1. Peacock is premiering a darkly comic mystery that sounds a bit like — but lighter than — last summer’s excellent “The White Lotus.” (Here’s the preview.) Called “The Resort,” it’s about an unhappy couple, played by William Jackson Harper and Cristin Milioti, who get caught up in an unsolved mystery from 15 years earlier while vacationing in Mexico. The eight half-hour episodes, which premiere on Thursday (also starring Nick Offerman and Ben Sinclair from “High Maintenance”), are from “Lodge 49″ and “Palm Springs” writer Andy Siara.

Gugu Mbatha-Raw in the thriller “Surface,” premiering Friday.Apple TV+

2. Apple TV+ has been on a roll lately, with “Black Bird,” “Slow Horses,” and “Severance,” and so I’ve got my fingers crossed for the streamer’s “Surface.” Gugu Mbatha-Raw stars as a woman who lost her memory in what she is being told by her husband was a suicide attempt. Hmmm. Like the amnesiac protagonist in HBO Max’s “The Tourist,” she’ll need to secretly investigate her past to learn what really happened. The eight-episode thriller premieres on Friday.

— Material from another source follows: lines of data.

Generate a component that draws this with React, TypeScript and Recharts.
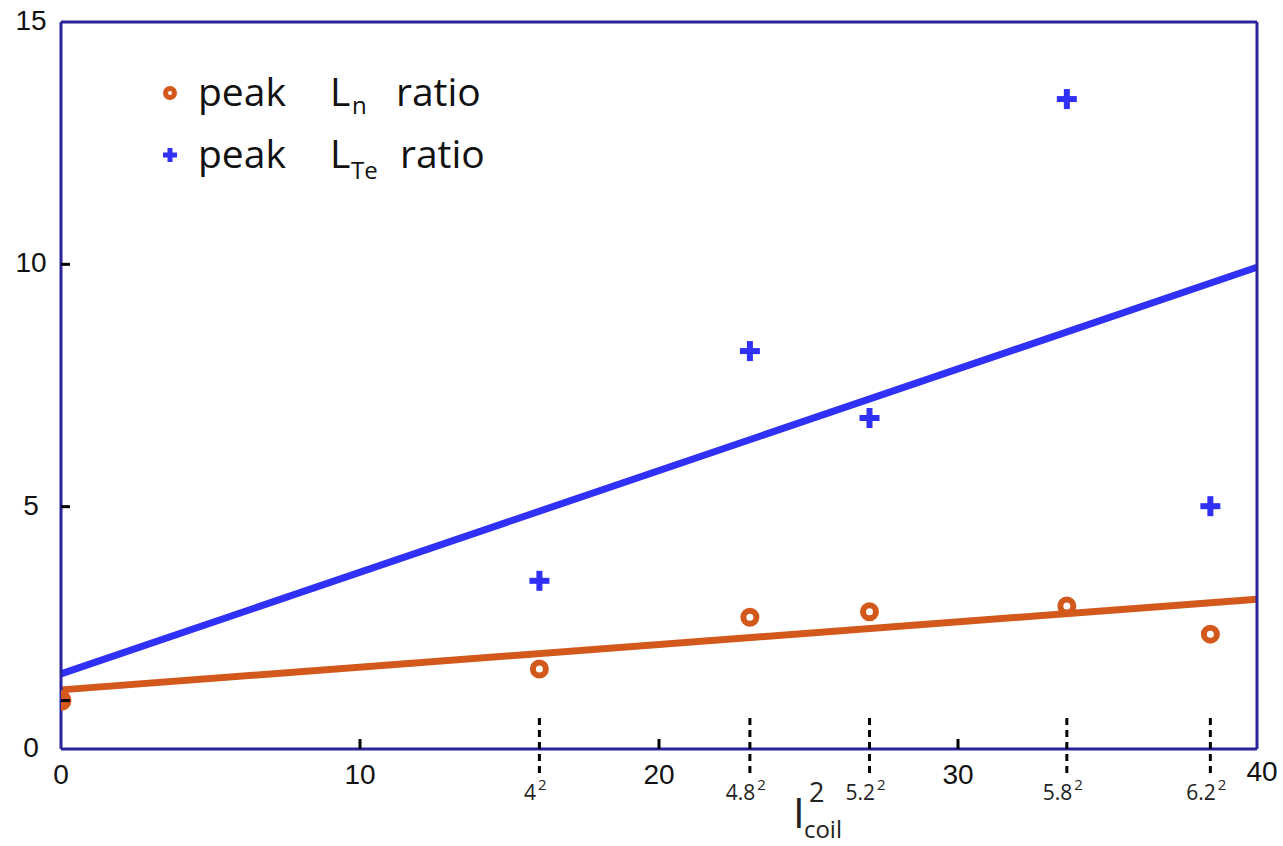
import React from 'react';
import { ComposedChart, Scatter, XAxis, YAxis, ReferenceLine, Legend } from 'recharts';

// ---- data ----
const lnX = [0, 16, 23.04, 27.04, 33.64, 38.44];
const lnRatio = [1.0, 1.65, 2.72, 2.83, 2.95, 2.37];
const lteX = [16, 23.04, 27.04, 33.64, 38.44];
const lteRatio = [3.47, 8.21, 6.83, 13.41, 5.01];
const fitX = [0, 40];
const lnFit = [1.22, 3.09];
const lteFit = [1.55, 9.94];
const xMajorTicks = [0, 10, 20, 30, 40];
const coilTicks = [16, 23.04, 27.04, 33.64, 38.44];
const coilLabels = ['4', '4.8', '5.2', '5.8', '6.2'];
const yLabelTicks = [0, 5, 10, 15];
const yInnerTicks = [1, 5, 10];
const xInnerTicks = [10, 20, 30];

const lnData = lnX.map((x, i) => ({ x, y: lnRatio[i] }));
const lteData = lteX.map((x, i) => ({ x, y: lteRatio[i] }));

const FRAME = '#2b239c';
const ORANGE = '#d2581c';
const BLUE = '#3030f6';
const NUM_FONT = '"Liberation Sans", Arial, sans-serif';
const LBL_FONT = '"Open Sans", "Noto Sans", sans-serif';

const Ring = (props: any) => {
  const { cx, cy, payload } = props;
  if (cx == null || cy == null) return null;
  const filled = payload && payload.x === 0;
  return (
    <circle cx={cx} cy={cy} r={filled ? 7.5 : 6.5} fill={filled ? ORANGE : '#fff'} stroke={ORANGE} strokeWidth={6} />
  );
};

const Plus = (props: any) => {
  const { cx, cy } = props;
  if (cx == null || cy == null) return null;
  return (
    <g stroke={BLUE} strokeWidth={6}>
      <line x1={cx - 10} y1={cy} x2={cx + 10} y2={cy} />
      <line x1={cx} y1={cy - 10} x2={cx} y2={cy + 10} />
    </g>
  );
};

const BottomTick = (props: any) => {
  const { x, y, payload } = props;
  const v = payload.value;
  const ci = coilTicks.indexOf(v);
  if (ci >= 0) {
    return (
      <g>
        <line x1={x} y1={y - 31} x2={x} y2={y + 29} stroke="#000" strokeWidth={3} strokeDasharray="7 5" />
        <text x={x - 4} y={y + 51} textAnchor="middle" fontFamily={LBL_FONT} fontSize={21} fill="#222">
          {coilLabels[ci]}
          <tspan dx={2} dy={-10} fontSize={15}>2</tspan>
        </text>
      </g>
    );
  }
  const isLast = v === 40;
  const showTick = xInnerTicks.indexOf(v) >= 0;
  return (
    <g>
      {showTick && <line x1={x} y1={y} x2={x} y2={y - 10} stroke="#000" strokeWidth={3} />}
      <text
        x={isLast ? x + 5 : x}
        y={isLast ? y + 32 : y + 35}
        textAnchor="middle"
        fontFamily={NUM_FONT}
        fontSize={28}
        fill="#111"
      >
        {v}
      </text>
    </g>
  );
};

const LeftTick = (props: any) => {
  const { x, y, payload } = props;
  const v = payload.value;
  const showLabel = yLabelTicks.indexOf(v) >= 0;
  const showTick = yInnerTicks.indexOf(v) >= 0;
  return (
    <g>
      {showTick && <line x1={x} y1={y} x2={x + 9} y2={y} stroke="#000" strokeWidth={3} />}
      {showLabel && (
        <text x={x - 30} y={y + 8} textAnchor="middle" fontFamily={NUM_FONT} fontSize={28} fill="#111">
          {v}
        </text>
      )}
    </g>
  );
};

const RightTick = (props: any) => {
  const { x, y } = props;
  return <line x1={x} y1={y} x2={x - 9} y2={y} stroke="#000" strokeWidth={3} />;
};

const TopTick = (props: any) => {
  const { x, y } = props;
  return <line x1={x} y1={y} x2={x} y2={y + 10} stroke="#000" strokeWidth={3} />;
};

const AxisTitle = (props: any) => {
  const vb = props.viewBox || {};
  const bx = vb.x + vb.width * 0.612;
  const by = vb.y;
  return (
    <g fontFamily={LBL_FONT} fill="#222">
      <text x={bx} y={by + 79} fontSize={42}>I</text>
      <text x={bx + 16} y={by + 53} fontSize={27}>2</text>
      <text x={bx + 11} y={by + 89} fontSize={24}>coil</text>
    </g>
  );
};

const LegendBox = () => (
  <svg width={380} height={140} style={{ display: 'block' }}>
    <g fontFamily={LBL_FONT} fontSize={39} fill="#111">
      <circle cx={20} cy={33} r={4.5} fill="#fff" stroke={ORANGE} strokeWidth={5} />
      <text x={48} y={46}>peak</text>
      <text x={180} y={46}>L</text>
      <text x={202} y={54} fontSize={24}>n</text>
      <text x={246} y={46}>ratio</text>
      <g stroke={BLUE} strokeWidth={5}>
        <line x1={13} y1={95} x2={27} y2={95} />
        <line x1={20} y1={88} x2={20} y2={102} />
      </g>
      <text x={48} y={108}>peak</text>
      <text x={180} y={108}>L</text>
      <text x={201} y={119} fontSize={24}>Te</text>
      <text x={250} y={108}>ratio</text>
    </g>
  </svg>
);

export default function App() {
  return (
    <div style={{ position: 'absolute', left: 0, top: 0, width: 1283, height: 846, background: '#fff' }}>
      <ComposedChart width={1283} height={846} margin={{ top: 21, right: 25, bottom: 1, left: 1 }}>
        <XAxis
          xAxisId="b"
          dataKey="x"
          type="number"
          domain={[0, 40]}
          ticks={[...xMajorTicks, ...coilTicks].sort((a, b) => a - b)}
          interval={0}
          height={96}
          tickSize={0}
          tickMargin={0}
          tickLine={false}
          axisLine={{ stroke: FRAME, strokeWidth: 3 }}
          tick={<BottomTick />}
          label={<AxisTitle />}
          allowDataOverflow
        />
        <XAxis
          xAxisId="t"
          orientation="top"
          type="number"
          domain={[0, 40]}
          ticks={xInnerTicks}
          interval={0}
          height={1}
          tickSize={0}
          tickMargin={0}
          tickLine={false}
          axisLine={{ stroke: FRAME, strokeWidth: 3 }}
          tick={<TopTick />}
        />
        <YAxis
          yAxisId="l"
          dataKey="y"
          type="number"
          domain={[0, 15]}
          ticks={[0, 1, 5, 10, 15]}
          interval={0}
          width={60}
          tickSize={0}
          tickMargin={0}
          tickLine={false}
          axisLine={{ stroke: FRAME, strokeWidth: 3 }}
          tick={<LeftTick />}
          allowDataOverflow
        />
        <YAxis
          yAxisId="r"
          orientation="right"
          type="number"
          domain={[0, 15]}
          ticks={yInnerTicks}
          interval={0}
          width={1}
          tickSize={0}
          tickMargin={0}
          tickLine={false}
          axisLine={{ stroke: FRAME, strokeWidth: 3 }}
          tick={<RightTick />}
        />
        <ReferenceLine
          xAxisId="b"
          yAxisId="l"
          segment={[{ x: fitX[0], y: lnFit[0] }, { x: fitX[1], y: lnFit[1] }]}
          stroke={ORANGE}
          strokeWidth={7}
        />
        <ReferenceLine
          xAxisId="b"
          yAxisId="l"
          segment={[{ x: fitX[0], y: lteFit[0] }, { x: fitX[1], y: lteFit[1] }]}
          stroke={BLUE}
          strokeWidth={7}
        />
        <Scatter
          xAxisId="b"
          yAxisId="l"
          name="peak Ln ratio"
          data={lnData}
          shape={<Ring />}
          isAnimationActive={false}
        />
        <Scatter
          xAxisId="b"
          yAxisId="l"
          name="peak LTe ratio"
          data={lteData}
          shape={<Plus />}
          isAnimationActive={false}
        />
        <Legend
          layout="vertical"
          align="center"
          verticalAlign="middle"
          wrapperStyle={{ left: 150, top: 60, width: 380 }}
          content={<LegendBox />}
        />
      </ComposedChart>
    </div>
  );
}
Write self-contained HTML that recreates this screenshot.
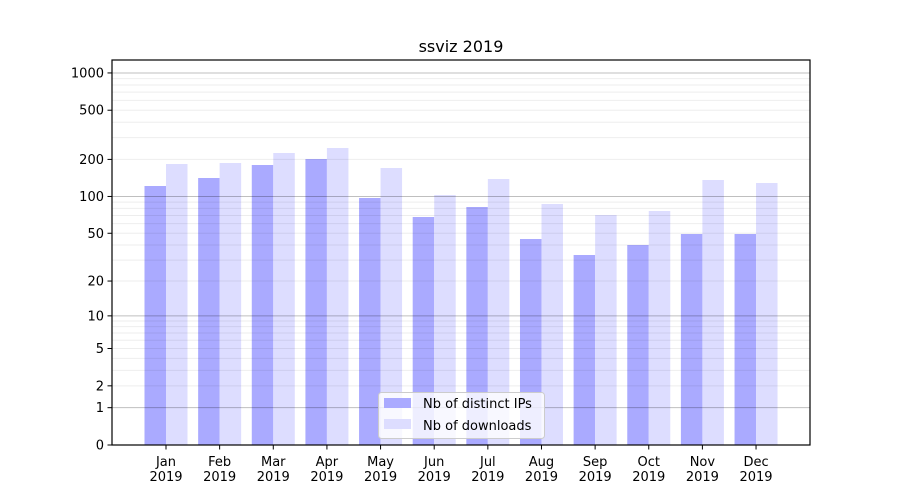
<!DOCTYPE html>
<html><head><meta charset="utf-8"><style>
html,body{margin:0;padding:0;background:#fff}
svg{display:block;font-family:"DejaVu Sans","Liberation Sans",sans-serif}
</style></head><body>
<svg id="s" width="900" height="500" xmlns="http://www.w3.org/2000/svg">
<rect width="900" height="500" fill="#fff"/>
<g id="bars"></g>
<g id="grid"></g>
<rect x="112" y="60" width="698" height="385" fill="none" stroke="#000" stroke-width="1.2"/>
<g id="ticks" font-size="13" fill="#000"></g>
<text x="461" y="52" font-size="16" text-anchor="middle">ssviz 2019</text>
<g>
<rect x="378.5" y="392.5" width="166" height="46" rx="3" fill="#fff" fill-opacity="0.8" stroke="#ccc"/>
<rect x="384" y="398" width="27" height="10" fill="#aaaaff"/>
<rect x="384" y="419" width="27" height="10" fill="#ddddff"/>
<text x="423" y="408" font-size="13">Nb of distinct IPs</text>
<text x="423" y="430" font-size="13">Nb of downloads</text>
</g>
</svg>
<script>
var NS="http://www.w3.org/2000/svg";
function el(p,t,a,txt){var e=document.createElementNS(NS,t);for(var k in a)e.setAttribute(k,a[k]);if(txt!==undefined)e.textContent=txt;document.getElementById(p).appendChild(e);return e;}
function Y(v){return 445-124*Math.log10(1+v);}
var blue=[186,178,165,159,198,217,207,239,255,245,234,234];
var light=[164,163,153,148,168,195,179,204,215,211,180,183];
var m=["Jan","Feb","Mar","Apr","May","Jun","Jul","Aug","Sep","Oct","Nov","Dec"];
for(var i=0;i<12;i++){var c=166+i*53.64;
el("bars","rect",{x:c-21.5,y:blue[i],width:21.5,height:445-blue[i],fill:"#aaaaff"});
el("bars","rect",{x:c,y:light[i],width:21.5,height:445-light[i],fill:"#ddddff"});
el("ticks","line",{x1:c,x2:c,y1:445,y2:449.5,stroke:"#000"});
el("ticks","text",{x:c,y:466,"text-anchor":"middle"},m[i]);
el("ticks","text",{x:c,y:481,"text-anchor":"middle"},"2019");}
[1,10,100].forEach(function(d){for(var k=2;k<=9;k++){var y=Y(k*d);el("grid","line",{x1:112,x2:810,y1:y,y2:y,stroke:"#000","stroke-opacity":0.07,"stroke-width":1});}});
[1,10,100,1000].forEach(function(v){var y=Y(v);el("grid","line",{x1:112,x2:810,y1:y,y2:y,stroke:"#000","stroke-opacity":0.25,"stroke-width":1});});
[0,1,2,5,10,20,50,100,200,500,1000].forEach(function(v){var y=Y(v);
el("ticks","line",{x1:107.5,x2:112,y1:y,y2:y,stroke:"#000"});
el("ticks","text",{x:104,y:y+4.5,"text-anchor":"end"},v);});
</script>
</body></html>
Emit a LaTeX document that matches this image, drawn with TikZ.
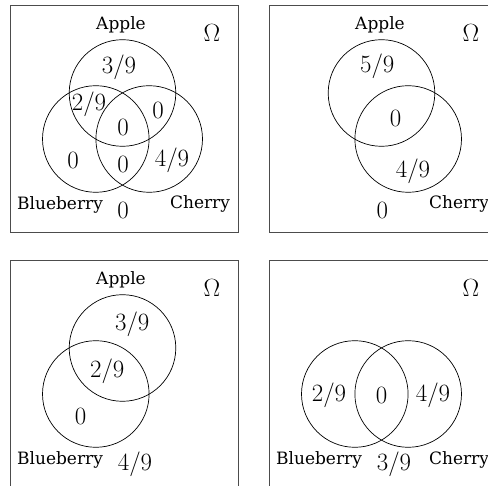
\documentclass[tikz,border=0pt]{standalone}
\usepackage{fontspec}
\newfontfamily\labfont{DejaVu Serif}
\begin{document}
\begin{tikzpicture}[x=1pt,y=-1pt,
  frame/.style={draw=black!70,line width=0.9pt},
  setc/.style={circle,draw,line width=0.7pt,minimum size=106.6pt,inner sep=0pt},
  lab/.style={inner sep=0pt,font=\labfont\fontsize{17}{17}\selectfont},
  num/.style={inner sep=0pt,font=\fontsize{23}{23}\selectfont},
  omg/.style={inner sep=0pt,font=\fontsize{26}{26}\selectfont}]
\useasboundingbox (0,0) rectangle (488,486);
% Panel 1
\begin{scope}
  \node[frame,minimum width=228pt,minimum height=227pt,anchor=north west,inner sep=0pt] (F1) at (10,5) {};
  \node[setc] (A1) at (122.5,93) {};
  \node[setc] (B1) at (95.8,139) {};
  \node[setc] (C1) at (149.2,139) {};
  \node[lab] (LA1) at (121,25) {Apple};
  \node[omg] (O1) at (212,33) {$\Omega$};
  \node[lab] (LB1) at (60,205) {Blueberry};
  \node[lab] (LC1) at (200,204) {Cherry};
  \node[num] (n1a) at (119,67) {$3/9$};
  \node[num] (n1b) at (89,104) {$2/9$};
  \node[num] (n1c) at (158,110) {$0$};
  \node[num] (n1d) at (123,127) {$0$};
  \node[num] (n1e) at (73,160) {$0$};
  \node[num] (n1f) at (123,164) {$0$};
  \node[num] (n1g) at (172,160) {$4/9$};
  \node[num] (n1h) at (123,210) {$0$};
\end{scope}
% Panel 2
\begin{scope}[shift={(259,0)}]
  \node[frame,minimum width=228pt,minimum height=227pt,anchor=north west,inner sep=0pt] (F2) at (10,5) {};
  \node[setc] (A2) at (122.5,93) {};
  \node[setc] (C2) at (149.2,139) {};
  \node[lab] (LA2) at (121,25) {Apple};
  \node[omg] (O2) at (212,33) {$\Omega$};
  \node[lab] (LC2) at (200,204) {Cherry};
  \node[num] (n2a) at (118.3,66) {$5/9$};
  \node[num] (n2b) at (136.7,118.3) {$0$};
  \node[num] (n2c) at (154,171.7) {$4/9$};
  \node[num] (n2d) at (123.3,210.7) {$0$};
\end{scope}
% Panel 3
\begin{scope}[shift={(0,255)}]
  \node[frame,minimum width=228pt,minimum height=227pt,anchor=north west,inner sep=0pt] (F3) at (10,5) {};
  \node[setc] (A3) at (122.5,93) {};
  \node[setc] (B3) at (95.8,139) {};
  \node[lab] (LA3) at (121,25) {Apple};
  \node[omg] (O3) at (212,33) {$\Omega$};
  \node[lab] (LB3) at (60,205) {Blueberry};
  \node[num] (n3a) at (132.3,69) {$3/9$};
  \node[num] (n3b) at (107.3,116.3) {$2/9$};
  \node[num] (n3c) at (80.7,161.3) {$0$};
  \node[num] (n3d) at (135,209.7) {$4/9$};
\end{scope}
% Panel 4
\begin{scope}[shift={(259,255)}]
  \node[frame,minimum width=228pt,minimum height=227pt,anchor=north west,inner sep=0pt] (F4) at (10,5) {};
  \node[setc] (B4) at (95.8,139) {};
  \node[setc] (C4) at (149.2,139) {};
  \node[omg] (O4) at (212,33) {$\Omega$};
  \node[lab] (LB4) at (60,205) {Blueberry};
  \node[lab] (LC4) at (200,205) {Cherry};
  \node[num] (n4a) at (70,140.7) {$2/9$};
  \node[num] (n4b) at (122.7,140.7) {$0$};
  \node[num] (n4c) at (174,140.7) {$4/9$};
  \node[num] (n4d) at (135,209.7) {$3/9$};
\end{scope}
\end{tikzpicture}
\end{document}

3. Neil Patrick Harris stars as a New Yorker whose boyfriend suddenly drops him after 17 years in “Uncoupled,” premiering Friday on Netflix (trailer here). The eight-episode half-hour comedy is from Darren Star (“Sex and the City”) and Jeffrey Richman (“Modern Family”), and looks into what it’s like to be a gay man looking for love in his 40s. I like the cast, which also includes Tisha Campbell and Marcia Gay Harden as a wealthy snob who falls into Michael’s orbit.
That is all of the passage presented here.